Result and discussion on the evolution of in-situ leading edge-induced melting on W divertor targets in EAST

Abstract The application of ITER-like W/Cu plasma facing components in current tokamaks is of special concern by ITER. In 2014, ASIPP successfully upgraded upper divertor of EAST to a full tungsten component structure through independent research and development, and adopted W/Cu monoblocks as the divertor targets for high power exhaust. During recent plasma operations, the leading edge-induced thermal loading caused the melting of W/Cu monoblocks and the melt layer occur motion mainly by electromagnetic force. It was found that the melt layer migrated to neighboring W/Cu monoblocks, solidified into a hill structure or filled the gap between W/Cu monoblocks.
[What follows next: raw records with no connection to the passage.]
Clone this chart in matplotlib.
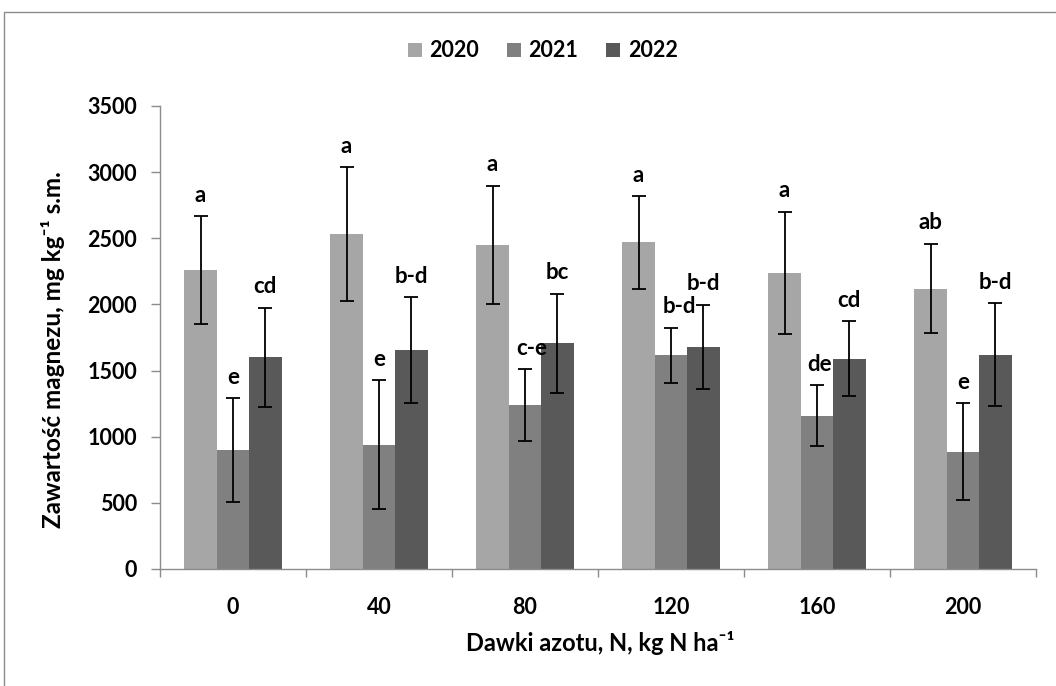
import matplotlib
matplotlib.use("Agg")
import matplotlib.pyplot as plt
import numpy as np
from matplotlib.patches import Rectangle

plt.rcParams['font.family'] = ['Lato', 'DejaVu Sans']
plt.rcParams['font.weight'] = 'bold'

# dawki azotu i lata
doses = ['0', '40', '80', '120', '160', '200']
years = ['2020', '2021', '2022']

mg_2020 = [2260, 2530, 2450, 2470, 2240, 2120]
mg_2021 = [900, 940, 1240, 1615, 1160, 887]
mg_2022 = [1600, 1655, 1705, 1677, 1590, 1620]

sd_2020 = [405, 505, 447, 350, 461, 339]
sd_2021 = [390, 486, 271, 208, 232, 368]
sd_2022 = [375, 398, 375, 320, 281, 388]

grp_2020 = ['a', 'a', 'a', 'a', 'a', 'ab']
grp_2021 = ['e', 'e', 'c-e', 'b-d', 'de', 'e']
grp_2022 = ['cd', 'b-d', 'bc', 'b-d', 'cd', 'b-d']

means = [mg_2020, mg_2021, mg_2022]
sds = [sd_2020, sd_2021, sd_2022]
groups = [grp_2020, grp_2021, grp_2022]
colors = ['#a6a6a6', '#808080', '#595959']

# przesunięcia liter w poziomie (pt), żeby nie nachodziły na słupki obok
nudge = {(1, 2): 5, (1, 3): 6, (1, 4): 2}

fig = plt.figure(figsize=(10.56, 6.86), dpi=100)
ax = fig.add_axes([0.1515, 0.1706, 0.8295, 0.6749])

# ramka wykresu
fig.patches.append(Rectangle((4 / 1056, -0.1), 1.2, 1.1 - 12.5 / 686,
                             transform=fig.transFigure, fill=False,
                             edgecolor='#8c8c8c', linewidth=1.0))

x = np.arange(len(doses))
w = 0.222
for i in range(3):
    xs = x + (i - 1) * w
    ax.bar(xs, means[i], width=w, color=colors[i], label=years[i], zorder=2)
    ax.errorbar(xs, means[i], yerr=sds[i], fmt='none', ecolor='black',
                elinewidth=1.3, capsize=4.7, capthick=1.3, zorder=3)
    for j in range(len(doses)):
        top = means[i][j] + sds[i][j]
        ax.annotate(groups[i][j], (xs[j], top),
                    xytext=(nudge.get((i, j), 0), 15), textcoords='offset points',
                    ha='center', va='center', fontsize=16, fontweight='bold')

ax.set_xlim(-0.5, len(doses) - 0.5)
ax.set_ylim(0, 3500)
ax.set_yticks(np.arange(0, 3501, 500))
ax.set_xticks(x)
ax.set_xticklabels(doses)
ax.set_xticks(np.arange(-0.5, len(doses)), minor=True)

for s in ['top', 'right']:
    ax.spines[s].set_visible(False)
for s in ['left', 'bottom']:
    ax.spines[s].set_color('#8c8c8c')
    ax.spines[s].set_linewidth(1.0)

ax.tick_params(axis='y', length=6.5, width=1.0, color='#8c8c8c', pad=10, labelsize=15.5)
ax.tick_params(axis='x', which='major', length=0, pad=20, labelsize=15.5)
ax.tick_params(axis='x', which='minor', length=6, width=1.0, color='#8c8c8c')

ax.set_ylabel('Zawartość magnezu, mg kg⁻¹ s.m.', fontsize=17.5, fontweight='bold', va='center')
ax.set_xlabel('Dawki azotu, N, kg N ha⁻¹', fontsize=17, fontweight='bold', va='center')
ax.yaxis.set_label_coords(-0.122, 0.473)
ax.xaxis.set_label_coords(0.503, -0.16)

ax.legend(loc='center', bbox_to_anchor=(0.437, 1 + 55 / 463), ncol=3, frameon=False,
          fontsize=15.5, handlelength=0.65, handleheight=0.65, handletextpad=0.35,
          columnspacing=1.3)

fig.savefig('out.png', dpi=100)
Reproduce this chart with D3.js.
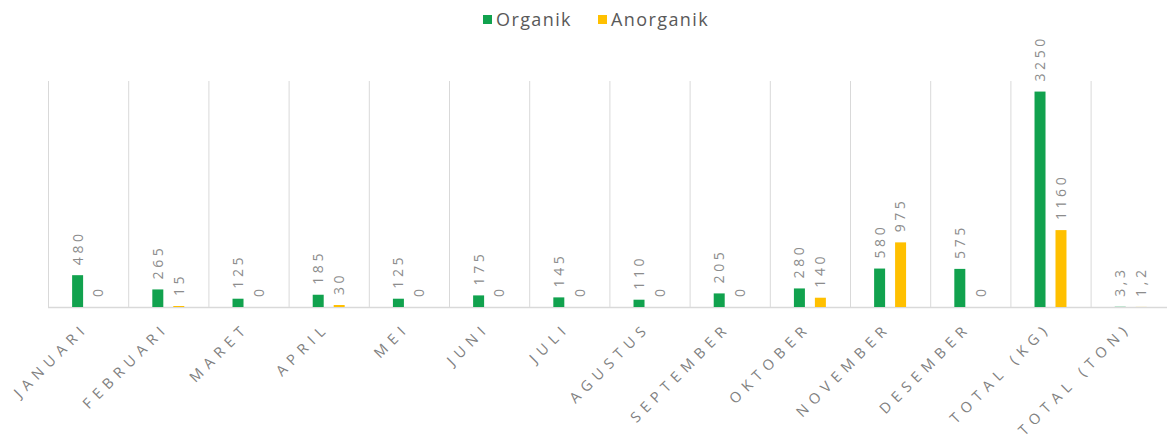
<!DOCTYPE html>
<html>
<head>
<meta charset="utf-8">
<script src="https://cdn.jsdelivr.net/npm/d3@7/dist/d3.min.js"></script>
<style>
  html, body { margin: 0; padding: 0; background: #ffffff; }
  svg { display: block; }
</style>
</head>
<body>
<svg id="chart" width="1167" height="446"></svg>
<script>
const categories = ["JANUARI","FEBRUARI","MARET","APRIL","MEI","JUNI","JULI","AGUSTUS","SEPTEMBER","OKTOBER","NOVEMBER","DESEMBER","TOTAL (KG)","TOTAL (TON)"];
const seriesNames = ["Organik","Anorganik"];
const organik   = [480, 265, 125, 185, 125, 175, 145, 110, 205, 280, 580, 575, 3250, 3.3];
const anorganik = [0, 15, 0, 30, 0, 0, 0, 0, 0, 140, 975, 0, 1160, 1.2];
const colors = ["#11a24e", "#ffc000"];

const svg = d3.select("#chart");
const W = 1167, H = 446;
const left = 48, step = 80.2;
const baseY = 307, topY = 75;

const x = d3.scaleBand().domain(categories).range([left, left + step * categories.length]).padding(0);
const xs = d3.scaleBand().domain(seriesNames).range([0, x.bandwidth()]).paddingInner(0.476).paddingOuter(1.15);
const y = d3.scaleLinear().domain([0, 3500]).range([baseY, topY]);

const locale = d3.formatLocale({decimal: ",", thousands: ".", grouping: [3], currency: ["Rp", ""]});
const fmt = v => Number.isInteger(v) ? String(v) : locale.format(".1f")(v);

const data = categories.map((c, i) => ({cat: c, vals: [organik[i], anorganik[i]]}));

// vertical category gridlines
const bounds = categories.map(c => x(c));
svg.append("g").selectAll("line").data(bounds).join("line")
  .attr("x1", d => d + 0.5).attr("x2", d => d + 0.5)
  .attr("y1", 81).attr("y2", baseY)
  .attr("stroke", "#d9d9d9").attr("stroke-width", 1);

// baseline
svg.append("line")
  .attr("x1", left).attr("x2", W).attr("y1", baseY + 0.5).attr("y2", baseY + 0.5)
  .attr("stroke", "#d9d9d9").attr("stroke-width", 1.5);

// bars
const groups = svg.append("g").selectAll("g").data(data).join("g")
  .attr("transform", d => `translate(${x(d.cat)},0)`);

groups.selectAll("rect").data(d => d.vals.map((v, k) => ({v, k}))).join("rect")
  .attr("x", d => xs(seriesNames[d.k]))
  .attr("width", xs.bandwidth())
  .attr("y", d => y(d.v))
  .attr("height", d => baseY - y(d.v))
  .attr("fill", d => colors[d.k]);

// value labels
groups.selectAll("text").data(d => d.vals.map((v, k) => ({v, k}))).join("text")
  .attr("transform", d => `translate(${xs(seriesNames[d.k]) + xs.bandwidth() / 2},${y(d.v) - 10}) rotate(-90)`)
  .attr("dy", "0.35em")
  .attr("text-anchor", "start")
  .style("font-family", "'Open Sans', sans-serif")
  .style("font-size", "14px")
  .style("letter-spacing", "3.6px")
  .attr("fill", "#8c8c8c")
  .text(d => fmt(d.v));

// x-axis labels
svg.append("g").selectAll("text").data(categories).join("text")
  .attr("transform", c => `translate(${x(c) + x.bandwidth() / 2 - 2},${baseY + 18}) rotate(-45)`)
  .attr("dy", "0.35em")
  .attr("text-anchor", "end")
  .style("font-family", "'Open Sans', sans-serif")
  .style("font-size", "14.5px")
  .style("letter-spacing", "6px")
  .attr("fill", "#808080")
  .text(c => c);

// legend
const legendItems = [{name: seriesNames[0], x: 483, tx: 496}, {name: seriesNames[1], x: 598, tx: 611}];
const lg = svg.append("g");
legendItems.forEach((it, k) => {
  lg.append("rect").attr("x", it.x).attr("y", 15).attr("width", 9).attr("height", 9).attr("fill", colors[k]);
  lg.append("text").attr("x", it.tx).attr("y", 20).attr("dy", "0.35em")
    .style("font-family", "'Open Sans', sans-serif")
    .style("font-size", "18px")
    .style("letter-spacing", "1.4px")
    .attr("fill", "#595959")
    .text(it.name);
});
</script>
</body>
</html>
Meanwhile, the large sized chamfering structure was residual on the molten W/Cu monoblocks. The thermal analysis shows that the W /Cu monoblcoks with large sized chamfering structure has an increased heat load capacity and it is not prone to secondary melting with the same heat flux in subsequent operations. And the removed melted layer may gradually migrate far away from the strike point and eventually solidify into stable structures. The improvement of the heat load capacity of the molten W/Cu monoblock and the melt-layer motion may be a benign situation, thereby achieving a healing effect to avoid further deterioration of plasma facing components. The evolution behavior of such leading edge-induced melting on ITER-like W/Cu monoblocks in EAST provides significant reference for ITER.